Job → Quote the records exactly, starting at the first line and stopping after the line with "const FONT = 'Liberation Serif';"; skip the pictures.

The input →

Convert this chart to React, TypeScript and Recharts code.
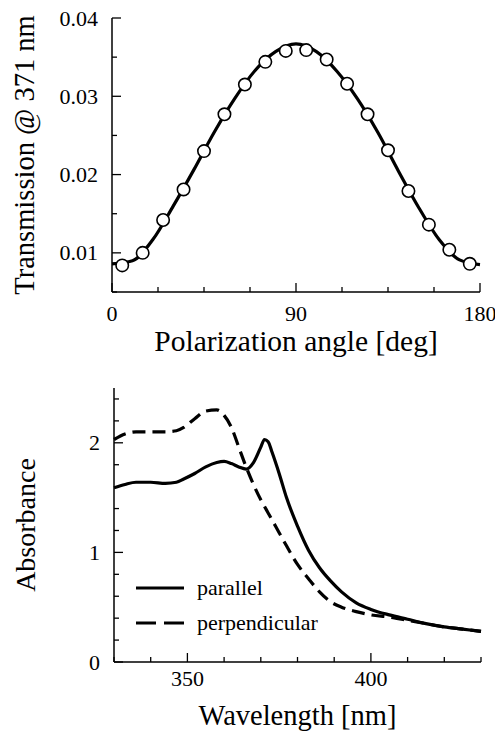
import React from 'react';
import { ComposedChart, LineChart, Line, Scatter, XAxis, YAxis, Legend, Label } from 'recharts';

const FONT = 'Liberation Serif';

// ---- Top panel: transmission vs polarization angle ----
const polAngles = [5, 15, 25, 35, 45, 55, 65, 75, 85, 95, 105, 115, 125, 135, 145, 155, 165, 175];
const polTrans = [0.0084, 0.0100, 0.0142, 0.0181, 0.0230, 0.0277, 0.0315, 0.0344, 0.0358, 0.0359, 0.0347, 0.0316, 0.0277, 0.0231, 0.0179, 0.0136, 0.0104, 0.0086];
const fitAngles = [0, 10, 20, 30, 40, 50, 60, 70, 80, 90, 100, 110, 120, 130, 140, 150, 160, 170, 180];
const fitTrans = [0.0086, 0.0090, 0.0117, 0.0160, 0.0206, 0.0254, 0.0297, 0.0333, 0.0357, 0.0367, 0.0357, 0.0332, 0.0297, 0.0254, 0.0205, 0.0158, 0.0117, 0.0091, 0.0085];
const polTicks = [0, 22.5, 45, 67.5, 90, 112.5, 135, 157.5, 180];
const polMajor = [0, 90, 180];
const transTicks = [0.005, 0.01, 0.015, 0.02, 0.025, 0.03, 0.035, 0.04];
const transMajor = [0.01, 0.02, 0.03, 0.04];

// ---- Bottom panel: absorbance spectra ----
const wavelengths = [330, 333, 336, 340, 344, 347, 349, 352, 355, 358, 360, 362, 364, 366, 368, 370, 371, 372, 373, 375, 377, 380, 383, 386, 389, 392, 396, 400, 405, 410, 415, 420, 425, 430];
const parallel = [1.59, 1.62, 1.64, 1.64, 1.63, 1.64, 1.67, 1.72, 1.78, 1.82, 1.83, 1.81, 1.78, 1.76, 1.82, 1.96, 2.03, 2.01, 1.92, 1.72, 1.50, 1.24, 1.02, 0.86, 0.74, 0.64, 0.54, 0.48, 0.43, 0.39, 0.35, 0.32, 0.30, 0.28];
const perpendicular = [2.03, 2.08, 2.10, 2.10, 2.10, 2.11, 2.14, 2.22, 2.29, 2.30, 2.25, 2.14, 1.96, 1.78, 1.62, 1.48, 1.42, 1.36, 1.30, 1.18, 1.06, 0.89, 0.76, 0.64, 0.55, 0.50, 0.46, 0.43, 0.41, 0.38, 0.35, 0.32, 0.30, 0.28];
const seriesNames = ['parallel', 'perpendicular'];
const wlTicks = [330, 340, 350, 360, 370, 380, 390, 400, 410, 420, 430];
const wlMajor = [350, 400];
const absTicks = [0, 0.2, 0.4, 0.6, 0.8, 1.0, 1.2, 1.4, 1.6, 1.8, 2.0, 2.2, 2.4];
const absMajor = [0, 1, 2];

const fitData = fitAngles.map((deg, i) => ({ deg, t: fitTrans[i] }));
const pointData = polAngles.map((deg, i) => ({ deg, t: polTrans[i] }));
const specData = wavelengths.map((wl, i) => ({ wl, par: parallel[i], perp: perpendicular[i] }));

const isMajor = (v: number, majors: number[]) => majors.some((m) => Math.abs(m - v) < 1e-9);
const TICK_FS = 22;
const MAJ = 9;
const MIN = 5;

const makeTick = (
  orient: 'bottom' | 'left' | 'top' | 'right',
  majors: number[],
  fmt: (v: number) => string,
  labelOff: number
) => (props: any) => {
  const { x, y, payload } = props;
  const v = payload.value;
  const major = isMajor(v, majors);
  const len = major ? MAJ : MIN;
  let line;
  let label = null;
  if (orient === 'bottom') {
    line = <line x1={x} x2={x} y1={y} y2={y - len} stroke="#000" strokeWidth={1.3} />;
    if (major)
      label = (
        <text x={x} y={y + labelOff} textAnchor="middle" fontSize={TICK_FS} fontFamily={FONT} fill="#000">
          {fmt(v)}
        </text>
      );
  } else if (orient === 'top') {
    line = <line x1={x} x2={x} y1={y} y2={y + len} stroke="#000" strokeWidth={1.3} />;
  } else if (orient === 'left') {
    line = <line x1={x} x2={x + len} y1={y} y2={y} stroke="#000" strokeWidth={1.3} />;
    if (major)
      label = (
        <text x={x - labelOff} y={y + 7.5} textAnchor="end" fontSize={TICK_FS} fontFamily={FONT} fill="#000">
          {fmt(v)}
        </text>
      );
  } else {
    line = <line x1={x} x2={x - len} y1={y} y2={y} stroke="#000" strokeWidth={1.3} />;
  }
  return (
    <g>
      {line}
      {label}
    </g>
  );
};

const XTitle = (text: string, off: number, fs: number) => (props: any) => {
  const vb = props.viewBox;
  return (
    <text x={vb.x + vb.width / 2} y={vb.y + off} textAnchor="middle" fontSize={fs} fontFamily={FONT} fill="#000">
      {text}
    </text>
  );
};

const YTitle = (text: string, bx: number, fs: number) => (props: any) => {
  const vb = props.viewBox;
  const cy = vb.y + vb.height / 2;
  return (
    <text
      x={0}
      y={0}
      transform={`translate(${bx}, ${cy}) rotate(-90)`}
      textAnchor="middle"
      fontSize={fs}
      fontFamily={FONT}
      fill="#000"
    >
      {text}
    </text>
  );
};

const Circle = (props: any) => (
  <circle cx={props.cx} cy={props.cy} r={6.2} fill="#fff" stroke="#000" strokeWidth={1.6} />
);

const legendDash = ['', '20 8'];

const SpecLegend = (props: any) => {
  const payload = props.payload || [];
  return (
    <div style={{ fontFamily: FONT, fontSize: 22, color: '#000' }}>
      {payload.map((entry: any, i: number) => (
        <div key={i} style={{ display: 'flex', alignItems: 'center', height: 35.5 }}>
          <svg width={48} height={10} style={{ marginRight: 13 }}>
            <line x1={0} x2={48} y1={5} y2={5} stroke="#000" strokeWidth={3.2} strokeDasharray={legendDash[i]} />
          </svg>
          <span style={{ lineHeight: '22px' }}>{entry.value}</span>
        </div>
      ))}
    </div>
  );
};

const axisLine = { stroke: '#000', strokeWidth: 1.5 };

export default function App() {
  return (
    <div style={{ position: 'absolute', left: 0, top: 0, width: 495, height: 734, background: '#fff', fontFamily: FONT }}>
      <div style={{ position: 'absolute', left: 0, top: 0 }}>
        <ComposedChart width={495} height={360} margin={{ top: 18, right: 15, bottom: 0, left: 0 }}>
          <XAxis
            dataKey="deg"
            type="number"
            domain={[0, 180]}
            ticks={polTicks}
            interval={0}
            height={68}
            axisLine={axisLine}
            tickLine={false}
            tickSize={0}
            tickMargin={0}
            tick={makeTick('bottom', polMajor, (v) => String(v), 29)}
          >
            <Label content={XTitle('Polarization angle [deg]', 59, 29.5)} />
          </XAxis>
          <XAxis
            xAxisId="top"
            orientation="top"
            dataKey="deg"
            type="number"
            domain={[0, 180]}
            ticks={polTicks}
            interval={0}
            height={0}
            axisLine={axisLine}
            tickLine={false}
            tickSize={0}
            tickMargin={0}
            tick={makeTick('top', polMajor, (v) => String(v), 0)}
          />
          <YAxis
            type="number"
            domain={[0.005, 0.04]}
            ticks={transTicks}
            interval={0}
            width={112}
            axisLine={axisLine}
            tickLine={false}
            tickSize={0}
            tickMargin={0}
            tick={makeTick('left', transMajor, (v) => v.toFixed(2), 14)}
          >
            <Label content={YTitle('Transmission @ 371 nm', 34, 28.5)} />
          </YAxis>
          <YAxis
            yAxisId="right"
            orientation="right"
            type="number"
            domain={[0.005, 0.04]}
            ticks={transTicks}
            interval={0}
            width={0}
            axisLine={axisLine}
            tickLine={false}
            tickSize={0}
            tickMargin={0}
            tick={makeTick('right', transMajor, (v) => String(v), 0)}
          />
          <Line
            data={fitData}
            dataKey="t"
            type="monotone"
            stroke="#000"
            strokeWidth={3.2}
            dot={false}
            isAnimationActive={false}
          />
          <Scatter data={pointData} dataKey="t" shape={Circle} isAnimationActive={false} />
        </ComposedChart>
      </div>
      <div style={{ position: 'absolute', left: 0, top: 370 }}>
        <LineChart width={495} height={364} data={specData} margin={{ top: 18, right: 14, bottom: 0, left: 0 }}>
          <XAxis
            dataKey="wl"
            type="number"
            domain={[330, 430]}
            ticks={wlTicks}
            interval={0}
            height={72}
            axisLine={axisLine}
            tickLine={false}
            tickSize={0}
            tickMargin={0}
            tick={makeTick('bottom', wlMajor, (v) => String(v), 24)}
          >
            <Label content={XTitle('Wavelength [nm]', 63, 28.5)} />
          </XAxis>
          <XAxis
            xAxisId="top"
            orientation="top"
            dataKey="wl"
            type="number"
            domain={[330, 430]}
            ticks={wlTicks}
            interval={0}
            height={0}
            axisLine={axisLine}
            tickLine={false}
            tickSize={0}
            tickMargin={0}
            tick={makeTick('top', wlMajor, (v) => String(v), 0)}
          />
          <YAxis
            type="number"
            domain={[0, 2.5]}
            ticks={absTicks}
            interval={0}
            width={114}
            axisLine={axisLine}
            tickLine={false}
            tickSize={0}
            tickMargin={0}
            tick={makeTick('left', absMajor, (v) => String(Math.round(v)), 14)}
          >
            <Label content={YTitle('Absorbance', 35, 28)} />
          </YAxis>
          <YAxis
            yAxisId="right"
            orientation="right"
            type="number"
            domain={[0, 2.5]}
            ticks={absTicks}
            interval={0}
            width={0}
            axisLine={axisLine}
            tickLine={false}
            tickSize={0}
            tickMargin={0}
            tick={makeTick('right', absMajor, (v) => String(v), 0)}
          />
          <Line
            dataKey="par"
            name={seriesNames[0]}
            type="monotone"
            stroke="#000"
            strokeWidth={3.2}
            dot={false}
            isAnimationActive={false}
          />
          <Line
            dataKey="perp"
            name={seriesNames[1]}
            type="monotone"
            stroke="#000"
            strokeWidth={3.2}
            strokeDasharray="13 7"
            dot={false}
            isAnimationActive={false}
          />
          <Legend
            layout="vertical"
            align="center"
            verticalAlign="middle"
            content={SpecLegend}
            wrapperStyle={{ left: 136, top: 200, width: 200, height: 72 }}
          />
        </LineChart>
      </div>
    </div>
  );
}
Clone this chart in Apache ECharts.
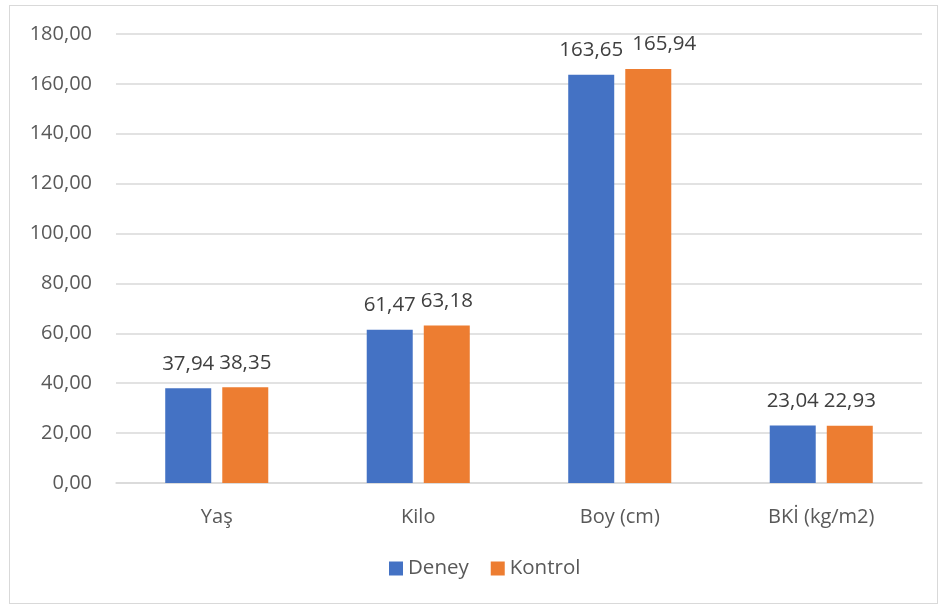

Output of the task →
Convert this chart to React, TypeScript and Recharts code.
import React from 'react';
import { ComposedChart, LineChart, Line, Scatter, XAxis, YAxis, Legend, Label } from 'recharts';

const FONT = 'Liberation Serif';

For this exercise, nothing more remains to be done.